Egypt's opposition has said it will keep fighting the Islamist-backed constitution after the Muslim Brotherhood, the main group backing the charter, claimed it passed with a 64 percent "yes" vote in a referendum.
The opposition alleged vote fraud on Sunday and demanded an investigation - a sign that the referendum will not end the turmoil that has roiled this country for nearly two years since the uprising that ousted authoritarian leader Hosni Mubarak.
Many Egyptians, especially the tens of millions who live in extreme poverty, had hoped the new constitution might usher in a period of more stability.
A heated political debate over the past month leading up to the referendum at times erupted into deadly street battles.
Security was tightened around the Egyptian presidential palace, but there were no mass opposition demonstrations on Sunday after the unofficial results came out.
Renewed violence and political tensions have further imperiled Egypt's already precarious economy, reeling from dwindling resources and a cash-strapped government whose plans to borrow from the International Monetary Fund had to be pushed back.
The finance ministry said on Sunday the budget deficit reached $13bn in the five months from July-November, about 4.5 percent higher compared to the same period last year.
Official results of the referendum are not expected until Monday.
If the unofficial numbers are confirmed, it will be a victory for Islamist President Mohammed Morsi, who is from the Brotherhood.
Al Jazeera's Rawya Rageh, reporting from Cairo, said that while the results were so far unofficial, the Muslim Brotherhood's figures on elections have usually been close to accurate. She said that the low turnout figures, however, were of concern to both camps.

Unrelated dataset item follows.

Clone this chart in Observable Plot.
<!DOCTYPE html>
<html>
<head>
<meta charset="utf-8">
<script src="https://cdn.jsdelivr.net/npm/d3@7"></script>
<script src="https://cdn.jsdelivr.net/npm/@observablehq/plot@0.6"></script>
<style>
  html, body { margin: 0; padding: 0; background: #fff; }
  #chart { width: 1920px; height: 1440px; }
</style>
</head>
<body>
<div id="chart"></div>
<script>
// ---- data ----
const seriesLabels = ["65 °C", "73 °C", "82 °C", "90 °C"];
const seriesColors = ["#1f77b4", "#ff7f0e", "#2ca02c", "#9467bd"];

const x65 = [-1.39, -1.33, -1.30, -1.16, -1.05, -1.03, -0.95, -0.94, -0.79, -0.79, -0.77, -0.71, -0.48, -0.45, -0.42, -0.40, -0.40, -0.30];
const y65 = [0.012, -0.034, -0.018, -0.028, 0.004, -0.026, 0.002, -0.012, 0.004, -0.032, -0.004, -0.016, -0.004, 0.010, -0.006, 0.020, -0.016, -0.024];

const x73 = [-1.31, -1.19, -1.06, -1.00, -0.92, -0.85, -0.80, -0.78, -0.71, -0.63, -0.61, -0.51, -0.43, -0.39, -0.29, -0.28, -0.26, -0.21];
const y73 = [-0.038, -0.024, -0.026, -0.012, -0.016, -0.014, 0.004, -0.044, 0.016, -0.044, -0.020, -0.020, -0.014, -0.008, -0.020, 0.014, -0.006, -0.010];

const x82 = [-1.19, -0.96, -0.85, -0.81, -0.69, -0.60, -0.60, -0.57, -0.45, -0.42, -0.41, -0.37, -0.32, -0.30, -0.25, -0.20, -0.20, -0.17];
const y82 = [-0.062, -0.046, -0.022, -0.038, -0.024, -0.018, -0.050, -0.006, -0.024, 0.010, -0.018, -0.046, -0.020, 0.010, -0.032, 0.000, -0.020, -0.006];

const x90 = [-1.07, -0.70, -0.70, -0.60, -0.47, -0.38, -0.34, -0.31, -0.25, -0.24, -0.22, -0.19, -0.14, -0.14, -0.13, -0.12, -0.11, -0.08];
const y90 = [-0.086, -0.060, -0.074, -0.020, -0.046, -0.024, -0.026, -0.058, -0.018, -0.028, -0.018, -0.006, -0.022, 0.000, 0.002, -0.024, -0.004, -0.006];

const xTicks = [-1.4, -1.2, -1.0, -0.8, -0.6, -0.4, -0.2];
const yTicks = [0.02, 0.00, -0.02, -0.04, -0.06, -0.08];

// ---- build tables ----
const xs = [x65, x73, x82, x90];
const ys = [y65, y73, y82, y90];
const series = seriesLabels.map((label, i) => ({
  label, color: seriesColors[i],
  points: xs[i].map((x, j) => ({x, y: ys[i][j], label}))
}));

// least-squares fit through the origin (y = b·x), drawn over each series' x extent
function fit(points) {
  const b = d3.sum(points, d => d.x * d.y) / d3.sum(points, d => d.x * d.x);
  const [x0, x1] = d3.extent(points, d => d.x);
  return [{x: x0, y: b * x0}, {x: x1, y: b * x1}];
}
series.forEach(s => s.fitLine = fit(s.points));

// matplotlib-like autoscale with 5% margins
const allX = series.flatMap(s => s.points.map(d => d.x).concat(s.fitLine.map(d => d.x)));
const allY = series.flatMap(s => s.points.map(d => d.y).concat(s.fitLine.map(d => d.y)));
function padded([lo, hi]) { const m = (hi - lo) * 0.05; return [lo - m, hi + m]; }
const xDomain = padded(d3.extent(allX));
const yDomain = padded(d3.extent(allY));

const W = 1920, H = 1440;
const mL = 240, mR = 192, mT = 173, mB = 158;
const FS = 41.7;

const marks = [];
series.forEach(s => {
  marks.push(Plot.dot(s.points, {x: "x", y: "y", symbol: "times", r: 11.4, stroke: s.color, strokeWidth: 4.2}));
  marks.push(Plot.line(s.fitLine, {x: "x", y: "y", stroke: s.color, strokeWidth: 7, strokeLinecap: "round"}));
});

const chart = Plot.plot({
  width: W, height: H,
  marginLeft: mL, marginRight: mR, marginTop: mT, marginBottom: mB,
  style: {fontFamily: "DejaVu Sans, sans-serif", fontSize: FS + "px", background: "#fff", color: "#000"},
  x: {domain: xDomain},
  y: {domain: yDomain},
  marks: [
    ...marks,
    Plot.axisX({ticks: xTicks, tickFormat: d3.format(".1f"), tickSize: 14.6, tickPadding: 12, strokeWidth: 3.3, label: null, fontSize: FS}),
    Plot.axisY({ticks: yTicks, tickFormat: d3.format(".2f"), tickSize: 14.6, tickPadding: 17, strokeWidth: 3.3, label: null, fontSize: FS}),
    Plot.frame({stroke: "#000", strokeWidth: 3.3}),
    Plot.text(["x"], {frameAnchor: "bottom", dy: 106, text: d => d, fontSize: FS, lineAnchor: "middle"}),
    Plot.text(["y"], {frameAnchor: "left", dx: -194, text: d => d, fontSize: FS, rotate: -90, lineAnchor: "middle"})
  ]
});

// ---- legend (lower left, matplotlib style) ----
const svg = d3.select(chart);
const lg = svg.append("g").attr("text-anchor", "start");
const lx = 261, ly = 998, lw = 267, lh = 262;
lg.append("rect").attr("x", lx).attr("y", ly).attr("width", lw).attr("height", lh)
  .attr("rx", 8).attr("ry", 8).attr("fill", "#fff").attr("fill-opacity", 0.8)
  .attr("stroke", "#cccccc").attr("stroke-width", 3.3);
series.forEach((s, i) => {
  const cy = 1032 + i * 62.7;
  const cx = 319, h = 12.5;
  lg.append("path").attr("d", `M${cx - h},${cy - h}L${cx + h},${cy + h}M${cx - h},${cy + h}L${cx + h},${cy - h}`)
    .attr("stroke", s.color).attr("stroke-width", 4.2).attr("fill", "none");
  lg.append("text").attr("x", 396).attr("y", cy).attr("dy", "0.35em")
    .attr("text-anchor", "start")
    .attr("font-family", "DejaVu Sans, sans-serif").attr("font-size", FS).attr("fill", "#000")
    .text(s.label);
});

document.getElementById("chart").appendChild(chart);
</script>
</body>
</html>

"Some 30 percent only of eligible voters turned out to vote in both rounds, once again raising questions of how the leadership of both the opposition and the Islamic camp have failed to appeal to the public and get them to vote in the first place," she said.
'Not the end game'
The opposition allegations look likely to prolong the fight. Beyond allegations of fraud, the opposition will likely challenge new laws issued on the basis of the constitution as well as Morsi's economic policies.

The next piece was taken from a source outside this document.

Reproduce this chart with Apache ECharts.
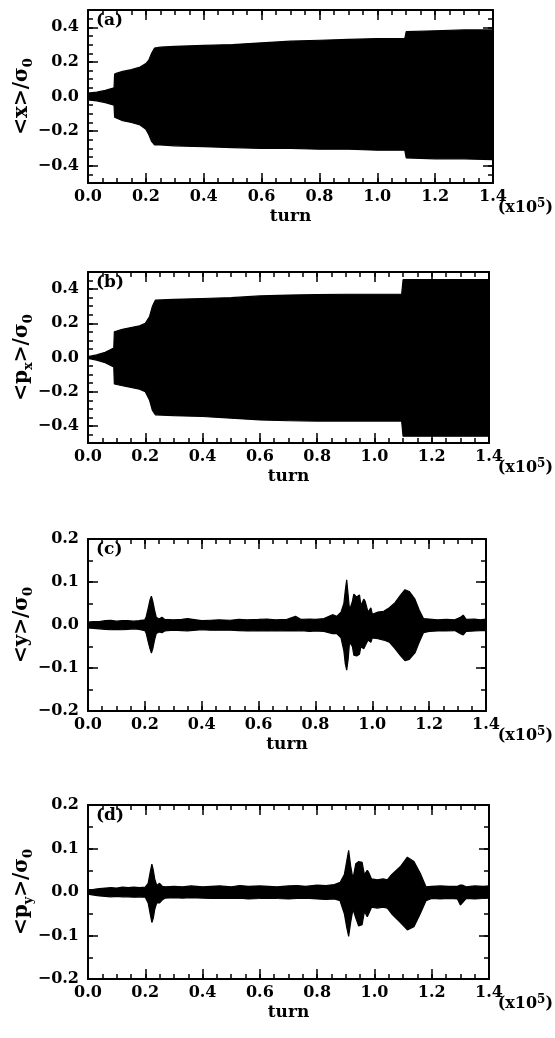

"The referendum is not the end game. It is only a battle in this long struggle for the future of Egypt," said the National Salvation Front, the main opposition group. "We will not allow a change to the identity of Egypt or the return of the age of tyranny."
The opposition claims the new constitution seeks to enshrine Islamic rule in Egypt and accuses the Islamists of trying to monopolise power.
Critics say it does not sufficiently protect the rights of women and minority groups and empowers Muslim clerics by giving them a say over legislation. Some articles were also seen as tailored to get rid of Islamists' enemies and undermine the freedom of labor unions.
The latest political battle began with Morsi's November 22 decrees that gave him powers to protect the Islamist-dominated panel writing the constitution and dismiss the country's top prosecutor, a holdover from the Mubarak era.
Although Morsi subsequently rescinded the powers that gave him immunity from judicial oversight, his decision to replace the prosecutor general was viewed by many in the judiciary as trampling over their powers.
Hundreds of prosecutors held a rally on Sunday demanding the new, Morsi-appointed prosecutor general quit, days after he retracted his resignation claiming it was rendered under pressure.
Adding to the anxiety, state television reported on Saturday amidst voting on the referendum that the central bank governor had resigned, then retracted the report.
The opposition alleges Saturday's vote was marred by lack of complete judicial supervision, which led to overcrowding that pushed down the voting rate.
It also charges there was interference by those who were supposed to be supervising the vote, with some instructing people to vote "yes".